[Source code of charts]
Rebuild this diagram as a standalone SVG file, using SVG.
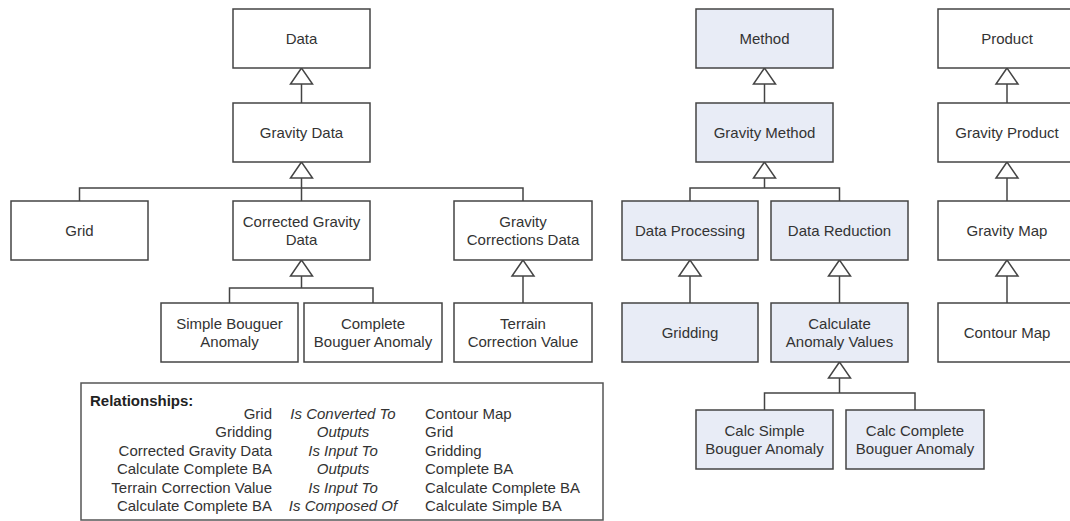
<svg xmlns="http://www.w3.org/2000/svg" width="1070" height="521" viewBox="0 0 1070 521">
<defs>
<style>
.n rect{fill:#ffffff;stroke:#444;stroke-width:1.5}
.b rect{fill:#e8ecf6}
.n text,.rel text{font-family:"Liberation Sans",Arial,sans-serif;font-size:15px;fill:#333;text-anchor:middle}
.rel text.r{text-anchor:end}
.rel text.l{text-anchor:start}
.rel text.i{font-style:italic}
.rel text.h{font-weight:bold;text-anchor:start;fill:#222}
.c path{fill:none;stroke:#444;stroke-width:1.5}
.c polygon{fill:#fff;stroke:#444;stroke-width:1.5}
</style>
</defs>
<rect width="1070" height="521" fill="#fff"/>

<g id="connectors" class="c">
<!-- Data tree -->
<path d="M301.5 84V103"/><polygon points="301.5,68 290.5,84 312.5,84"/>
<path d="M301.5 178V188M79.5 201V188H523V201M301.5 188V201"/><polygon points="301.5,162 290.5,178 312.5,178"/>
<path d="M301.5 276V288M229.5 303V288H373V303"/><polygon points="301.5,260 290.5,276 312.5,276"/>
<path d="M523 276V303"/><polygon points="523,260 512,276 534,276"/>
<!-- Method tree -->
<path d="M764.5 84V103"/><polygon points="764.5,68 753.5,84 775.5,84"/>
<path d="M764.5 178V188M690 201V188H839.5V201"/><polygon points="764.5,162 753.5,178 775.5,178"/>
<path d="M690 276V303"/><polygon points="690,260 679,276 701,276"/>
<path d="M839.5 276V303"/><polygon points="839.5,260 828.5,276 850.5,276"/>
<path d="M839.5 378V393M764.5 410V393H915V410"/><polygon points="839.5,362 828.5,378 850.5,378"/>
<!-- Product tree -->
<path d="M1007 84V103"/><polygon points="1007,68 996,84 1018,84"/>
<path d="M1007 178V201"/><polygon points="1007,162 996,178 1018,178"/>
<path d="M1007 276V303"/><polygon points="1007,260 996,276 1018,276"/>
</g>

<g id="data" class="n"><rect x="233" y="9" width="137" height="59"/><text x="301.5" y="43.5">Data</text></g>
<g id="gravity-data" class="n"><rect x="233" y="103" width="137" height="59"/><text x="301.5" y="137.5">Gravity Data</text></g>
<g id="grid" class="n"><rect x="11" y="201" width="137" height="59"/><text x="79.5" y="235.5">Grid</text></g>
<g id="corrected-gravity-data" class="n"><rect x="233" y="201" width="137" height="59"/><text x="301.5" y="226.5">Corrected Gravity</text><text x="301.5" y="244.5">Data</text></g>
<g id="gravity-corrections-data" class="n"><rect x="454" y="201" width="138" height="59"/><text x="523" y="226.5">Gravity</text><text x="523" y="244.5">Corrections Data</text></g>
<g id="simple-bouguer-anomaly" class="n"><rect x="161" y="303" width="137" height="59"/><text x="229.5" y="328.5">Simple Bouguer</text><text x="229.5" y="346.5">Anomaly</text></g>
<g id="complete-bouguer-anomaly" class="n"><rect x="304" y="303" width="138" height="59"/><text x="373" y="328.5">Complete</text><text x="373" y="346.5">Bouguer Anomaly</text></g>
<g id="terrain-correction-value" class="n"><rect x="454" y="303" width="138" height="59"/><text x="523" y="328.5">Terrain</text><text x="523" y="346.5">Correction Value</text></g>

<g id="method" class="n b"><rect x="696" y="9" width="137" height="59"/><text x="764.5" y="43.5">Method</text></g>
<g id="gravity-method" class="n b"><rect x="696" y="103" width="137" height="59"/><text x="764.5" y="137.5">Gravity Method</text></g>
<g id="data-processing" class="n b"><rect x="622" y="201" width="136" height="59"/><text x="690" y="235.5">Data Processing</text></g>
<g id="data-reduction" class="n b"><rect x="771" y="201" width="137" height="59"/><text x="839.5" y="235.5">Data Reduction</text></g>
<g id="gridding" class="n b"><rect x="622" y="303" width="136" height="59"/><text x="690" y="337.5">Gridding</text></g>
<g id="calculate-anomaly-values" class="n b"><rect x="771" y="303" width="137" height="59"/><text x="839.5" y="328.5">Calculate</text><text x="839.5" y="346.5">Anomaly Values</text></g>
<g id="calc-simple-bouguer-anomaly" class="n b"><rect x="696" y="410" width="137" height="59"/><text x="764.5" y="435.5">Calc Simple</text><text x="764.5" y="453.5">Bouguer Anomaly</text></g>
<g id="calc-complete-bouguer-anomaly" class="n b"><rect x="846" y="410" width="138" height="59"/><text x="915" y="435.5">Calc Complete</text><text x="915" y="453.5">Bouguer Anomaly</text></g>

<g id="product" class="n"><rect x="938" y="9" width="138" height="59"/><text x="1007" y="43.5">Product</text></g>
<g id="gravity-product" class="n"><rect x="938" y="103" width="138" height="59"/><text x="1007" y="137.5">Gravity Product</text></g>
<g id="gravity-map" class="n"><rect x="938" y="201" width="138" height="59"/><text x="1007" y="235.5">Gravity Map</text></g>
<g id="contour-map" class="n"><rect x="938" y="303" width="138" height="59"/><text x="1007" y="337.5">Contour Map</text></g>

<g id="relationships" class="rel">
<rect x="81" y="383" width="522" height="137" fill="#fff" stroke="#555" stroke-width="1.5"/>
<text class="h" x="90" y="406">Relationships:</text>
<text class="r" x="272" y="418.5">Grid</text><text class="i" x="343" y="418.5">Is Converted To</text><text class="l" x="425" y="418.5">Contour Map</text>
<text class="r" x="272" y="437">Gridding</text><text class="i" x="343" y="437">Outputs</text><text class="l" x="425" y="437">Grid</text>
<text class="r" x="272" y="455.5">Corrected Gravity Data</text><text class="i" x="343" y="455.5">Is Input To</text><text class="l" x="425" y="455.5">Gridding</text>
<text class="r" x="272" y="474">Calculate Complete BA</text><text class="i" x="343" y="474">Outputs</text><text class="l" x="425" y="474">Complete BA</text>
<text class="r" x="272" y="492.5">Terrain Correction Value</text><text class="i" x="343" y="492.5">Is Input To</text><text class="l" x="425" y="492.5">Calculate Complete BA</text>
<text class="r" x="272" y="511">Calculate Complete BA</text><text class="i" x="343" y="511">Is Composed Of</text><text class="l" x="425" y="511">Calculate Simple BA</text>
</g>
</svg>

==

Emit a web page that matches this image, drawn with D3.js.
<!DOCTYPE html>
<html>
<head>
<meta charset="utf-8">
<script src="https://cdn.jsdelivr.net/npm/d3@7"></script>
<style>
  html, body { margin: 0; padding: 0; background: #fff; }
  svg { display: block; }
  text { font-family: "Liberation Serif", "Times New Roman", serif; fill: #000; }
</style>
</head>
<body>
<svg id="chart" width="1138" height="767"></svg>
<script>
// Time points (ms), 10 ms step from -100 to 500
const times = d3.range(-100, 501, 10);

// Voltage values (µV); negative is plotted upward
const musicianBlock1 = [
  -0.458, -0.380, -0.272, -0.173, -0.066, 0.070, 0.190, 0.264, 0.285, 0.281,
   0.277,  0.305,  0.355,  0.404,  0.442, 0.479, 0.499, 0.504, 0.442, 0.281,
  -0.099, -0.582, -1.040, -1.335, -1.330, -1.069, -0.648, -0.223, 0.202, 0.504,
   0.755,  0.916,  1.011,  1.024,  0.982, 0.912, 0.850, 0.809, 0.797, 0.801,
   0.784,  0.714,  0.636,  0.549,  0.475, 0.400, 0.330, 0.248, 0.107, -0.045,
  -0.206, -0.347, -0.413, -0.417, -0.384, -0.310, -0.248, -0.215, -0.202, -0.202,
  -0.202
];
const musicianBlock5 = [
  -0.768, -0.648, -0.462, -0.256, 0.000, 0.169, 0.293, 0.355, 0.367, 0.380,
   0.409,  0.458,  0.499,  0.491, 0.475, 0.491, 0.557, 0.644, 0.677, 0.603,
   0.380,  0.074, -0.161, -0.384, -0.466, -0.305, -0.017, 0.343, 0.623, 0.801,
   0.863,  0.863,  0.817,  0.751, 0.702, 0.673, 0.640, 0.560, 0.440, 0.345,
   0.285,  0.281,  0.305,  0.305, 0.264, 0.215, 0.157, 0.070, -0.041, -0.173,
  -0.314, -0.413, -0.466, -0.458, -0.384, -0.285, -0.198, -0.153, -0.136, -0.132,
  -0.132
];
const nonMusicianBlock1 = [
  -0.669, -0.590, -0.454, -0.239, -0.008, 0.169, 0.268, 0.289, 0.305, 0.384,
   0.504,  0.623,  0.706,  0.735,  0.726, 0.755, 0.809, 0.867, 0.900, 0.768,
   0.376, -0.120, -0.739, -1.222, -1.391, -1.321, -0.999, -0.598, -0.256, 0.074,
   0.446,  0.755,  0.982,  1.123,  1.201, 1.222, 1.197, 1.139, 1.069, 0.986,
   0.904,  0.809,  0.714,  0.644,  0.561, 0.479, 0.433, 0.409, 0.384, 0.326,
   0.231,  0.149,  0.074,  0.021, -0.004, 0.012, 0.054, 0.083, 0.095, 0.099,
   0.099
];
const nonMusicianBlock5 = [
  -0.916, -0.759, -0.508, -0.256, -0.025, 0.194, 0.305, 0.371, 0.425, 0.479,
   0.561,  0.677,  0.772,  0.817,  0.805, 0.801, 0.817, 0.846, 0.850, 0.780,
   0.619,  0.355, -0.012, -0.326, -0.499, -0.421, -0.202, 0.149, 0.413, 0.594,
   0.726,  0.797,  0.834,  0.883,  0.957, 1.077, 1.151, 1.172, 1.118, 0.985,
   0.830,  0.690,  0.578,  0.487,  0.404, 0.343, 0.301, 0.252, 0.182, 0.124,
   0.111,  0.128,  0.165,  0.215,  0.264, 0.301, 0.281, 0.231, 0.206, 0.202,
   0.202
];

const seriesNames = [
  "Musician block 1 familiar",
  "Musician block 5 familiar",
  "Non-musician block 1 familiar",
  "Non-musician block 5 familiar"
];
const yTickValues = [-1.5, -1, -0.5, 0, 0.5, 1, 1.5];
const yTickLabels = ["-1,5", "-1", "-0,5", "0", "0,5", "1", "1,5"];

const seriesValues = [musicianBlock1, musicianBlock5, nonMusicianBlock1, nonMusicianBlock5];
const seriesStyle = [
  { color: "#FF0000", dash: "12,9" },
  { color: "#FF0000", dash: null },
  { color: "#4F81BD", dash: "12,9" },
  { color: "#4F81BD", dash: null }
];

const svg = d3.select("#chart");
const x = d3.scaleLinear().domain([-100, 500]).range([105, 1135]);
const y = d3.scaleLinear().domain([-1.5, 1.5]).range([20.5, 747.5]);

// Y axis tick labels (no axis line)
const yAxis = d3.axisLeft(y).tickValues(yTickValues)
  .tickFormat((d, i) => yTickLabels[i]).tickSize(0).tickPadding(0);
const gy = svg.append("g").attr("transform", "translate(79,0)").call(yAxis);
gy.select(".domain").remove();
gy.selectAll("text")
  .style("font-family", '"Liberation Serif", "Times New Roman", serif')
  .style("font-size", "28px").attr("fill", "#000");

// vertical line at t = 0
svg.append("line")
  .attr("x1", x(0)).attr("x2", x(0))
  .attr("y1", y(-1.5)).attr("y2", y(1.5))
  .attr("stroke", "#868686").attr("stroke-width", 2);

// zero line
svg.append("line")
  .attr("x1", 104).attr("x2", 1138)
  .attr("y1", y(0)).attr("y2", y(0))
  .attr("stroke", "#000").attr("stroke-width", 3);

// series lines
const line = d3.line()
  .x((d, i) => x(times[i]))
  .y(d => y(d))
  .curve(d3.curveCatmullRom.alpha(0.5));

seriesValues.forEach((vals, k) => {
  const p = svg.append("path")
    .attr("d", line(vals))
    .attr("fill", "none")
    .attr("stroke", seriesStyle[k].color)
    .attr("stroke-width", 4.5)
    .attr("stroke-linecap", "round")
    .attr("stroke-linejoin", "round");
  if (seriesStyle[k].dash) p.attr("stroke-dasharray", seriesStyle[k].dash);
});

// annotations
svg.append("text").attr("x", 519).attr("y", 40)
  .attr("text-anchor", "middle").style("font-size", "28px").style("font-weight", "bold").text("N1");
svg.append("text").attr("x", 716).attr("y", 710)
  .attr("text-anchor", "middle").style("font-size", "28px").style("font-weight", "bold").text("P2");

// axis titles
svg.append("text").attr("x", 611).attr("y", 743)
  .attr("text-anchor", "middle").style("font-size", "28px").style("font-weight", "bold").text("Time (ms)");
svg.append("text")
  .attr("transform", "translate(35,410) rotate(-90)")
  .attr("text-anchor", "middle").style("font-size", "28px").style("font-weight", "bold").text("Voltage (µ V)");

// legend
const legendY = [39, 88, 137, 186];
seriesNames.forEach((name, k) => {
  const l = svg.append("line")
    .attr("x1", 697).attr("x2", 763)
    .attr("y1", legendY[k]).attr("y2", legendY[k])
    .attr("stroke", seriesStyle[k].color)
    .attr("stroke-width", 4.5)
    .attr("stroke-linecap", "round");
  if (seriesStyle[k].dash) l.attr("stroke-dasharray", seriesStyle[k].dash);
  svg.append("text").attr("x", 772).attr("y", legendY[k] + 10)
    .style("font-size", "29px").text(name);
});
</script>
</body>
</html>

*STATED GOAL*. Extract the run of lines that opens with the line containing "Emit a web page" and closes with the line containing "const times = d3.range(-100, 501, 10);"; reproduce it exactly and add nothing.

*FINISHED EXERCISE*.
Emit a web page that matches this image, drawn with D3.js.
<!DOCTYPE html>
<html>
<head>
<meta charset="utf-8">
<script src="https://cdn.jsdelivr.net/npm/d3@7"></script>
<style>
  html, body { margin: 0; padding: 0; background: #fff; }
  svg { display: block; }
  text { font-family: "Liberation Serif", "Times New Roman", serif; fill: #000; }
</style>
</head>
<body>
<svg id="chart" width="1138" height="767"></svg>
<script>
// Time points (ms), 10 ms step from -100 to 500
const times = d3.range(-100, 501, 10);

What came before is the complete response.